▼
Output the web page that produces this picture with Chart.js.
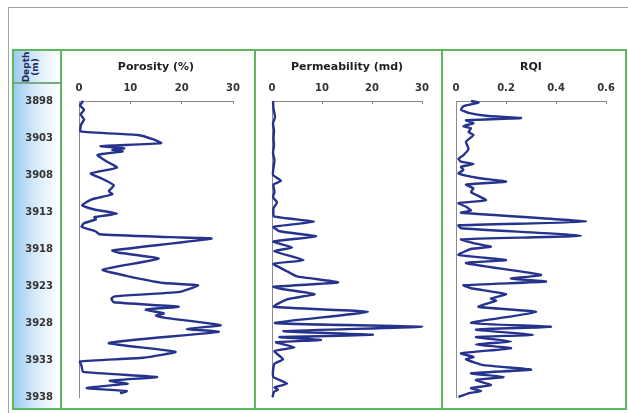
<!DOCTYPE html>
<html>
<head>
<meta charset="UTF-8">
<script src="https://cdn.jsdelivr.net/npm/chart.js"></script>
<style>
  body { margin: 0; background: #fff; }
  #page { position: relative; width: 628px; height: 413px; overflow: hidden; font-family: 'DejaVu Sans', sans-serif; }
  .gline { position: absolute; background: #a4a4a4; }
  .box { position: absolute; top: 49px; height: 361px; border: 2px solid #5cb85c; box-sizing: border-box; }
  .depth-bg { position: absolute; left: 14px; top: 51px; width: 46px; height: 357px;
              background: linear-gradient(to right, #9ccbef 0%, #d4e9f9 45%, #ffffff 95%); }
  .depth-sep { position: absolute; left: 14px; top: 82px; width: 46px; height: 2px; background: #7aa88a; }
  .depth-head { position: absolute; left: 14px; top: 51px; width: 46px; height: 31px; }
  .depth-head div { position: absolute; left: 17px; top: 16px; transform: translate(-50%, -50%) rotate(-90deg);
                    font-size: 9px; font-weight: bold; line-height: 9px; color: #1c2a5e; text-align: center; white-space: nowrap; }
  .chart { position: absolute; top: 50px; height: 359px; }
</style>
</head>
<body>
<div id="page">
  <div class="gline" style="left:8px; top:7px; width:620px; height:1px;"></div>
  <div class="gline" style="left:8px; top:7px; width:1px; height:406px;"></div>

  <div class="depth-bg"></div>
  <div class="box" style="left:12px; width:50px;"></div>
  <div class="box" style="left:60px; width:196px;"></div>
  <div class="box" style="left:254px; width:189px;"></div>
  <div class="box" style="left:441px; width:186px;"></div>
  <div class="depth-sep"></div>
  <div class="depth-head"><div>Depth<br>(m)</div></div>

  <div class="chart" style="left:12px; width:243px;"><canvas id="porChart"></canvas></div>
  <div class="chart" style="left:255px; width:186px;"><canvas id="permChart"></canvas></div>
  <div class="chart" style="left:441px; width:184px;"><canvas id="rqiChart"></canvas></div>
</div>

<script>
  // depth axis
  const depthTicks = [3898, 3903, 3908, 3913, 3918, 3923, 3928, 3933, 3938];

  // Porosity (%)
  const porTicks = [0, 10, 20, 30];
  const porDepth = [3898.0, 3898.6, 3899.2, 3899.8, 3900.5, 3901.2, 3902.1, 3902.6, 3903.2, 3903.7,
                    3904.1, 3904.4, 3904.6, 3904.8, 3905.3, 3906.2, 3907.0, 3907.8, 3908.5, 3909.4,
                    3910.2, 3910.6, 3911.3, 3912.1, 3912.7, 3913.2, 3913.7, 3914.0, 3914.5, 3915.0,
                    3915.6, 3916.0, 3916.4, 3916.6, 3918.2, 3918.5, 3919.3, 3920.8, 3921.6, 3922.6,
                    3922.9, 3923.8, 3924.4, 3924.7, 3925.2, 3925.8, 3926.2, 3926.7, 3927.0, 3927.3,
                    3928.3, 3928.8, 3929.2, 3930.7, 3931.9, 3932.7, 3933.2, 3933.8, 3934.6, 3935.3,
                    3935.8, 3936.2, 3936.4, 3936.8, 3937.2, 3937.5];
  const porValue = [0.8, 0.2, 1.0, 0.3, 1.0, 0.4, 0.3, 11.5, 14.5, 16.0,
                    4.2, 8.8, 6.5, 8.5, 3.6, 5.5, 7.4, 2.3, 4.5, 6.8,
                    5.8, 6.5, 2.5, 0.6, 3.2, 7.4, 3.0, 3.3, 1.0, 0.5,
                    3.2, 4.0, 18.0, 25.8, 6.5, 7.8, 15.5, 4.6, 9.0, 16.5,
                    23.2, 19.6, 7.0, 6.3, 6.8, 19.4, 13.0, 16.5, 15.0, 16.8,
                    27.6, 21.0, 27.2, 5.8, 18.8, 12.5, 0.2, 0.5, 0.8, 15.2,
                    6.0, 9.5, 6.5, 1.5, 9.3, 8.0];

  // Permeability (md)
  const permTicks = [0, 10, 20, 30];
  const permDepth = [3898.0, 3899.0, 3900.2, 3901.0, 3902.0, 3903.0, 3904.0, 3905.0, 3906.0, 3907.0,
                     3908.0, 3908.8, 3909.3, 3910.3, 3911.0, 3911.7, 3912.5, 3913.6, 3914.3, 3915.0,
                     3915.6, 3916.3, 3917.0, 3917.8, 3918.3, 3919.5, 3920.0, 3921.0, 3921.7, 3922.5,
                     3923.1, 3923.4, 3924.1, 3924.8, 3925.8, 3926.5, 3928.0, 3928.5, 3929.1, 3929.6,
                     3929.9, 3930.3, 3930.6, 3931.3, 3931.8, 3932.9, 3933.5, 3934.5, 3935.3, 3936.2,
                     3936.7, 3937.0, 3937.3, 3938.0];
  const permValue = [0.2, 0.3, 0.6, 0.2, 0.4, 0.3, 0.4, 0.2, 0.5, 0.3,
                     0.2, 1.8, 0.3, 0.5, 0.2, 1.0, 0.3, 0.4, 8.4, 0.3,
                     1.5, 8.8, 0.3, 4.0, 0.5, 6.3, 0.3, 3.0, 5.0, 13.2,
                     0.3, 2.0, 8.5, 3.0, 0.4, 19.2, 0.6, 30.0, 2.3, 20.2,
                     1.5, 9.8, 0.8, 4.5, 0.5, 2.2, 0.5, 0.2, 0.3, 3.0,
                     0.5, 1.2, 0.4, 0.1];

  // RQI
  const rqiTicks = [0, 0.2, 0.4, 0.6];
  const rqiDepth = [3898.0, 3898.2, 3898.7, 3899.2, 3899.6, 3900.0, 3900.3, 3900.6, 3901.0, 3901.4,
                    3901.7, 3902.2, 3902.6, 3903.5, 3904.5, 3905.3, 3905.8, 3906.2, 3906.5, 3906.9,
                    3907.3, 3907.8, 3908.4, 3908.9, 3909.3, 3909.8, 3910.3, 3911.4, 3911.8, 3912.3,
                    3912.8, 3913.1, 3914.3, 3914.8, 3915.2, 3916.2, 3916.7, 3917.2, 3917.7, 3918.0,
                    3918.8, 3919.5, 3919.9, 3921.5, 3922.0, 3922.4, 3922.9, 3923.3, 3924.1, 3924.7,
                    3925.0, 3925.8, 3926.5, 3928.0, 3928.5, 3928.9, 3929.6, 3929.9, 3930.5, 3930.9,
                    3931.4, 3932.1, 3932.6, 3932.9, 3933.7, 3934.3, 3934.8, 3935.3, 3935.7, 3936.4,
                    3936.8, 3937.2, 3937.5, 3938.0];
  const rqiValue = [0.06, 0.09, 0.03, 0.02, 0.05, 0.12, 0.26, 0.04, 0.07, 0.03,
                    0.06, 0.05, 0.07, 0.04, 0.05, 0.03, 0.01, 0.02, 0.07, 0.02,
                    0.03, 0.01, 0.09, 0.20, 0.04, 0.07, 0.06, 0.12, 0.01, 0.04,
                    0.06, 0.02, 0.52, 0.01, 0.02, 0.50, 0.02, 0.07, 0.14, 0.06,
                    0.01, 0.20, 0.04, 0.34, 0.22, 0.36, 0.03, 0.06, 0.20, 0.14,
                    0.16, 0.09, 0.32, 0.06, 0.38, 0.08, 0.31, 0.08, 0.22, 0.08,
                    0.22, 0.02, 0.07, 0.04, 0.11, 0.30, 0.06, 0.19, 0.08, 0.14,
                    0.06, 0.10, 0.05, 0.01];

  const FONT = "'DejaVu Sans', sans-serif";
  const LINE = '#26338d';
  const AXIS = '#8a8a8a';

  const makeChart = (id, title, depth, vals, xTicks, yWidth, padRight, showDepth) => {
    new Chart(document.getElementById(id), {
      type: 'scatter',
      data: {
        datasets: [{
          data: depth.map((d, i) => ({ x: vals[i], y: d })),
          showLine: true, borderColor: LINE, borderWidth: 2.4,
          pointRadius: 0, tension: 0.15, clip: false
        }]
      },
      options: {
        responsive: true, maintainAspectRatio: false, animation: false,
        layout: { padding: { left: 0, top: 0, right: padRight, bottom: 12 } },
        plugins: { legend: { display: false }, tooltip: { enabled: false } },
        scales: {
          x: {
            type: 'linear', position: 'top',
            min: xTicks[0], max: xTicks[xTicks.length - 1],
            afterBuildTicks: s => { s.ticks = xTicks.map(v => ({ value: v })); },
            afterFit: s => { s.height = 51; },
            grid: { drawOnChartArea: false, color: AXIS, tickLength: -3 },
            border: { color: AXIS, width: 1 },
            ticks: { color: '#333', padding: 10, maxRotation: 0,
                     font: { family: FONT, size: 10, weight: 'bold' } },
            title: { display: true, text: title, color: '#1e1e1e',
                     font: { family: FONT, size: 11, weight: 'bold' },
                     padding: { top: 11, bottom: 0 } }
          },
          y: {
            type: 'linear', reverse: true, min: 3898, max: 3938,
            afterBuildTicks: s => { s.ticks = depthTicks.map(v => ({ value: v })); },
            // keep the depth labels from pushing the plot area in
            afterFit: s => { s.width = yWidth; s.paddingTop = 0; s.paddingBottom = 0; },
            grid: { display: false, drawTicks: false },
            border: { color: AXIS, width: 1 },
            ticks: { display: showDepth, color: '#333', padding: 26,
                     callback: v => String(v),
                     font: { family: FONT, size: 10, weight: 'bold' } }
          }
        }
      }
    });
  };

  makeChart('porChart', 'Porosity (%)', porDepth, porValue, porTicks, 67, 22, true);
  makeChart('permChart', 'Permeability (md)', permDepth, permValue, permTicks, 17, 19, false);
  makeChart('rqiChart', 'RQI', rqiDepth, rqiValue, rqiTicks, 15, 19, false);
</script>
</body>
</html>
▲
• Required work: Leave out the pictures and restate, word for word, the lines from the top of the data through the line containing "3928, 3933, 3938];", both included.

• Solution for this task:
Output the web page that produces this picture with Chart.js.
<!DOCTYPE html>
<html>
<head>
<meta charset="UTF-8">
<script src="https://cdn.jsdelivr.net/npm/chart.js"></script>
<style>
  body { margin: 0; background: #fff; }
  #page { position: relative; width: 628px; height: 413px; overflow: hidden; font-family: 'DejaVu Sans', sans-serif; }
  .gline { position: absolute; background: #a4a4a4; }
  .box { position: absolute; top: 49px; height: 361px; border: 2px solid #5cb85c; box-sizing: border-box; }
  .depth-bg { position: absolute; left: 14px; top: 51px; width: 46px; height: 357px;
              background: linear-gradient(to right, #9ccbef 0%, #d4e9f9 45%, #ffffff 95%); }
  .depth-sep { position: absolute; left: 14px; top: 82px; width: 46px; height: 2px; background: #7aa88a; }
  .depth-head { position: absolute; left: 14px; top: 51px; width: 46px; height: 31px; }
  .depth-head div { position: absolute; left: 17px; top: 16px; transform: translate(-50%, -50%) rotate(-90deg);
                    font-size: 9px; font-weight: bold; line-height: 9px; color: #1c2a5e; text-align: center; white-space: nowrap; }
  .chart { position: absolute; top: 50px; height: 359px; }
</style>
</head>
<body>
<div id="page">
  <div class="gline" style="left:8px; top:7px; width:620px; height:1px;"></div>
  <div class="gline" style="left:8px; top:7px; width:1px; height:406px;"></div>

  <div class="depth-bg"></div>
  <div class="box" style="left:12px; width:50px;"></div>
  <div class="box" style="left:60px; width:196px;"></div>
  <div class="box" style="left:254px; width:189px;"></div>
  <div class="box" style="left:441px; width:186px;"></div>
  <div class="depth-sep"></div>
  <div class="depth-head"><div>Depth<br>(m)</div></div>

  <div class="chart" style="left:12px; width:243px;"><canvas id="porChart"></canvas></div>
  <div class="chart" style="left:255px; width:186px;"><canvas id="permChart"></canvas></div>
  <div class="chart" style="left:441px; width:184px;"><canvas id="rqiChart"></canvas></div>
</div>

<script>
  // depth axis
  const depthTicks = [3898, 3903, 3908, 3913, 3918, 3923, 3928, 3933, 3938];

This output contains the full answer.